The latest version, Mark 1-A, has improved features, including potent firepower, besides other developments including new transmission systems. The other improvements include the deployment of a gunner’s main sight, integrated with automatic target tracking. The feature will help the tank crew to track mobile targets automatically, and engage them even when the tank is on the move. 

After a plethora of upgrades, DRDO is finally hopeful the tank’s latest version will impress the army. Even the Arjun’s 120 mm gun has been upgraded with a computerized integrated fire control system, which ensures that the Mark-1A has a high first-round-kill capability.
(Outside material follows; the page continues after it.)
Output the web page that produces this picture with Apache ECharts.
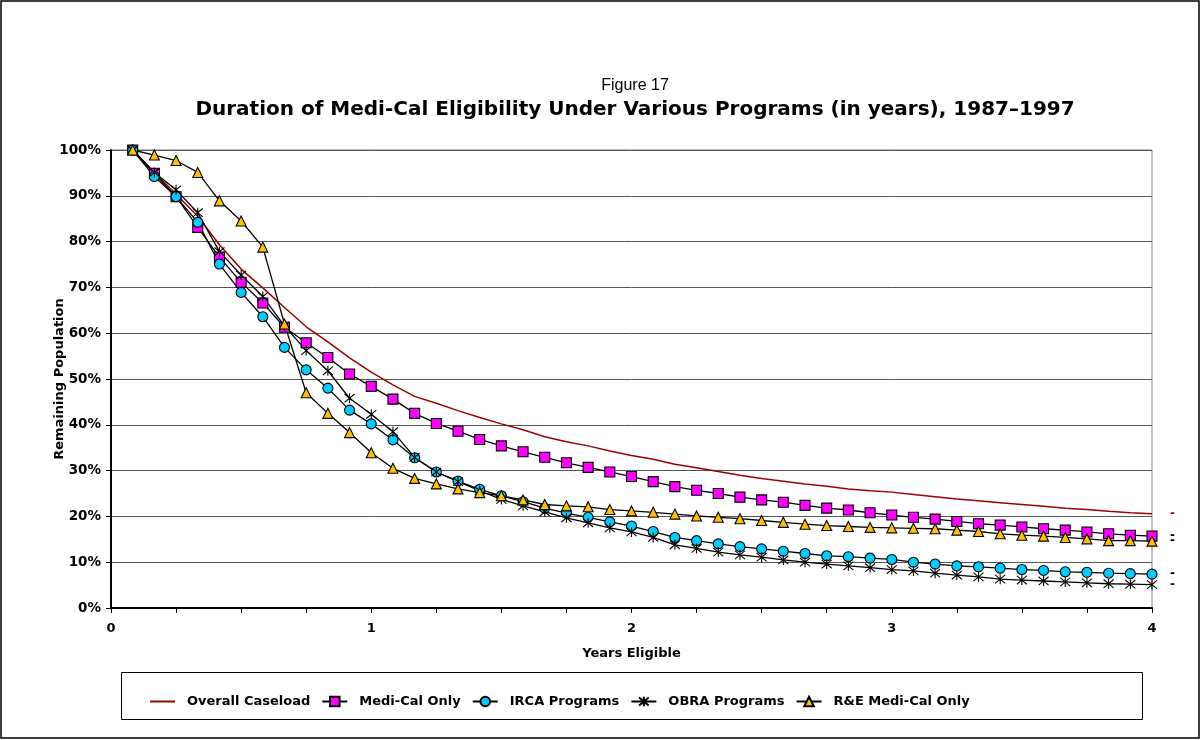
<!DOCTYPE html>
<html>
<head>
<meta charset="utf-8">
<title>Figure 17</title>
<script src="https://cdn.jsdelivr.net/npm/echarts@6/dist/echarts.min.js"></script>
<style>
  html, body { margin: 0; padding: 0; background: #fff; }
  #chart { width: 1201px; height: 740px; }
</style>
</head>
<body>
<div id="chart"></div>
<script>
// Years eligible: one point per month, 1/12 .. 48/12
const monthsPerYear = 12;

const seriesNames = ['Overall Caseload', 'Medi-Cal Only', 'IRCA Programs', 'OBRA Programs', 'R&E Medi-Cal Only'];

// Remaining population (%) at the end of each month
const overallCaseload = [100, 95.0, 90.4, 85.5, 79.3, 74.0, 69.9, 65.6, 61.4, 58.1,
  54.6, 51.5, 48.7, 46.2, 44.7, 43.1, 41.6, 40.2, 38.9, 37.4,
  36.3, 35.4, 34.3, 33.3, 32.5, 31.4, 30.6, 29.8, 29.0, 28.3,
  27.7, 27.1, 26.6, 26.0, 25.6, 25.3, 24.8, 24.3, 23.8, 23.4,
  23.0, 22.6, 22.2, 21.8, 21.5, 21.1, 20.8, 20.6];
const mediCalOnly = [100, 94.9, 89.8, 83.1, 76.6, 71.1, 66.6, 61.3, 57.9, 54.7,
  51.1, 48.4, 45.6, 42.5, 40.3, 38.6, 36.8, 35.4, 34.1, 32.9,
  31.7, 30.7, 29.7, 28.7, 27.6, 26.5, 25.7, 25.0, 24.2, 23.6,
  23.1, 22.4, 21.8, 21.4, 20.8, 20.3, 19.8, 19.4, 18.9, 18.4,
  18.1, 17.7, 17.3, 17.0, 16.6, 16.2, 15.9, 15.7];
const ircaPrograms = [100, 94.2, 89.8, 84.2, 75.1, 68.9, 63.6, 56.9, 52.0, 48.0,
  43.2, 40.2, 36.7, 32.8, 29.7, 27.7, 25.9, 24.5, 23.2, 21.8,
  20.7, 19.8, 18.8, 17.9, 16.7, 15.4, 14.7, 14.0, 13.4, 12.9,
  12.4, 11.9, 11.4, 11.2, 10.9, 10.6, 10.0, 9.6, 9.2, 9.0,
  8.7, 8.4, 8.2, 7.9, 7.8, 7.6, 7.5, 7.4];
const obraPrograms = [100, 95.1, 91.3, 86.3, 77.8, 72.7, 68.0, 61.6, 56.2, 51.8,
  45.8, 42.3, 38.5, 32.9, 29.7, 27.6, 25.6, 23.7, 22.3, 21.0,
  19.7, 18.6, 17.5, 16.6, 15.4, 13.8, 13.0, 12.2, 11.6, 11.1,
  10.5, 10.0, 9.6, 9.2, 8.8, 8.4, 8.1, 7.6, 7.2, 6.8,
  6.3, 6.1, 5.9, 5.7, 5.5, 5.3, 5.2, 5.1];
const reMediCalOnly = [100, 98.9, 97.7, 95.1, 88.9, 84.5, 78.8, 62.0, 47.0, 42.5,
  38.3, 33.9, 30.5, 28.3, 27.1, 26.0, 25.2, 24.5, 23.6, 22.6,
  22.3, 22.1, 21.5, 21.2, 20.9, 20.5, 20.1, 19.8, 19.5, 19.1,
  18.7, 18.3, 18.0, 17.8, 17.6, 17.5, 17.4, 17.3, 17.0, 16.7,
  16.2, 15.9, 15.7, 15.4, 15.1, 14.7, 14.7, 14.6];

const yTickLabels = ['0%', '10%', '20%', '30%', '40%', '50%', '60%', '70%', '80%', '90%', '100%'];
const xTickLabels = ['0', '1', '2', '3', '4'];

const FONT = 'Liberation Sans, Arial, sans-serif';
const BOLD_FONT = 'DejaVu Sans, Verdana, sans-serif';

function pairs(values) {
  return values.map((v, i) => [(i + 1) / monthsPerYear, v]);
}

// asterisk marker: vertical bar plus an X
const starPath = 'path://M5,0L5,10M0.8,0.8L9.2,9.2M9.2,0.8L0.8,9.2';

function markedSeries(name, values, symbol, size, fill, stroke) {
  return {
    name: name,
    type: 'line',
    data: pairs(values),
    symbol: symbol,
    symbolSize: size,
    showAllSymbol: true,
    lineStyle: { color: '#000', width: 1.3 },
    itemStyle: { color: fill, borderColor: stroke || '#000', borderWidth: 1.1 },
    emphasis: { disabled: true },
    z: 3,
    endLabel: {
      show: true, formatter: '-', distance: 18,
      color: '#000', fontFamily: BOLD_FONT, fontWeight: 'bold', fontSize: 12
    }
  };
}

const chart = echarts.init(document.getElementById('chart'), null, { renderer: 'canvas' });

chart.setOption({
  backgroundColor: '#fff',
  animation: false,
  title: [
    {
      text: 'Figure 17', left: 630, top: 73, textAlign: 'center',
      textStyle: { fontFamily: FONT, fontWeight: 'normal', fontSize: 16, color: '#000' }
    },
    {
      text: 'Duration of Medi-Cal Eligibility Under Various Programs (in years), 1987\u20131997',
      left: 630, top: 95, textAlign: 'center',
      textStyle: { fontFamily: BOLD_FONT, fontWeight: 'bold', fontSize: 20, color: '#000' }
    }
  ],
  graphic: [
    {
      type: 'rect', silent: true, z: -1,
      shape: { x: 1, y: 1, width: 1198, height: 737 },
      style: { fill: 'none', stroke: '#000', lineWidth: 1.5 }
    },
    {
      type: 'rect', silent: true,
      shape: { x: 121.5, y: 672.5, width: 1021, height: 47 },
      style: { fill: 'none', stroke: '#000', lineWidth: 1 }
    }
  ],
  legend: {
    data: [
      // plain line sample, no marker
      { name: seriesNames[0], itemStyle: { opacity: 0 } },
      seriesNames[1], seriesNames[2], seriesNames[3], seriesNames[4]
    ],
    left: 144, top: 690,
    itemWidth: 25, itemHeight: 12, itemGap: 11,
    selectedMode: false,
    textStyle: { fontFamily: BOLD_FONT, fontWeight: 'bold', fontSize: 13, color: '#000', padding: [0, 0, 0, 7] }
  },
  grid: {
    left: 111, right: 49, top: 150, bottom: 132,
    show: true, borderColor: '#808080', borderWidth: 1, backgroundColor: 'transparent'
  },
  xAxis: {
    type: 'value', min: 0, max: 4, interval: 1,
    name: 'Years Eligible', nameLocation: 'middle', nameGap: 39,
    nameTextStyle: { fontFamily: BOLD_FONT, fontWeight: 'bold', fontSize: 13, color: '#000' },
    axisLine: { show: true, onZero: false, lineStyle: { color: '#000', width: 2 } },
    axisTick: { show: true, length: 5, lineStyle: { color: '#000', width: 1 } },
    minorTick: { show: true, splitNumber: 4, length: 5, lineStyle: { color: '#000', width: 1 } },
    splitLine: { show: false },
    axisLabel: {
      margin: 14, fontFamily: BOLD_FONT, fontWeight: 'bold', fontSize: 13, color: '#000',
      formatter: (v) => xTickLabels[Math.round(v)]
    }
  },
  yAxis: {
    type: 'value', min: 0, max: 100, interval: 10,
    name: 'Remaining Population', nameLocation: 'middle', nameGap: 45, nameRotate: 90,
    nameMoveOverlap: false,
    nameTextStyle: { fontFamily: BOLD_FONT, fontWeight: 'bold', fontSize: 13, color: '#000' },
    axisLine: { show: true, lineStyle: { color: '#000', width: 2 } },
    axisTick: { show: true, length: 5, lineStyle: { color: '#000', width: 1 } },
    splitLine: { show: true, lineStyle: { color: '#555', width: 1 } },
    axisLabel: {
      margin: 10, fontFamily: BOLD_FONT, fontWeight: 'bold', fontSize: 13.5, color: '#000',
      formatter: (v) => yTickLabels[Math.round(v / 10)]
    }
  },
  series: [
    {
      name: seriesNames[0],
      type: 'line',
      data: pairs(overallCaseload),
      symbol: 'none',
      lineStyle: { color: '#9B0000', width: 1.5 },
      itemStyle: { color: '#9B0000' },
      emphasis: { disabled: true },
      z: 2,
      endLabel: {
        show: true, formatter: '-', distance: 18,
        color: '#9B0000', fontFamily: BOLD_FONT, fontWeight: 'bold', fontSize: 12
      }
    },
    markedSeries(seriesNames[1], mediCalOnly, 'rect', 10, '#FF00FF'),
    markedSeries(seriesNames[2], ircaPrograms, 'circle', 10, '#00CCFF'),
    markedSeries(seriesNames[3], obraPrograms, starPath, 10, 'rgba(0,0,0,0)', '#000'),
    markedSeries(seriesNames[4], reMediCalOnly, 'triangle', 10, '#FFC000')
  ]
});
</script>
</body>
</html>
Besides, the inclusion of day-and-night stabilized sights with its automatic target tracker enhances the combat edge of the tank.

The renowned Indian strategic affairs analyst Ajai Shukla writes in his blog, “Army insiders say there is an ingrained belief that Russian tanks are better than Indian ones. However, it was officially stated that the 62.5-tonne Arjun was too heavy for roads and bridges along the Pakistan border, and too wide to be transported by train.”

He further observes that the army had been under pressure from the defense ministry to place the order of 118 tanks from DRDO. The Indian Army’s dilly-dallying also pushed the timeline of Arjun’s induction, and only in December 2018 did it recommend inducting the tank into service.

Interestingly, it has been almost two years since, and the army is yet to place an indent for the 118 Arjun Mark 1A. The army again raised many issues which included the issues with ammunition availability, non-availability of spares and low indigenous content – to successfully avoid placing an order, Shukla writes. 

However, with the defense ministry pushing for more indigenization, there is a chance that Arjun MBTs will get lucrative offers from the Indian Army. DRDO is keeping its hopes high on Narendra Modi’s commitment to ‘vocal for local’, and it is yet to be seen if the Army goes ahead with ordering the MBT Arjun.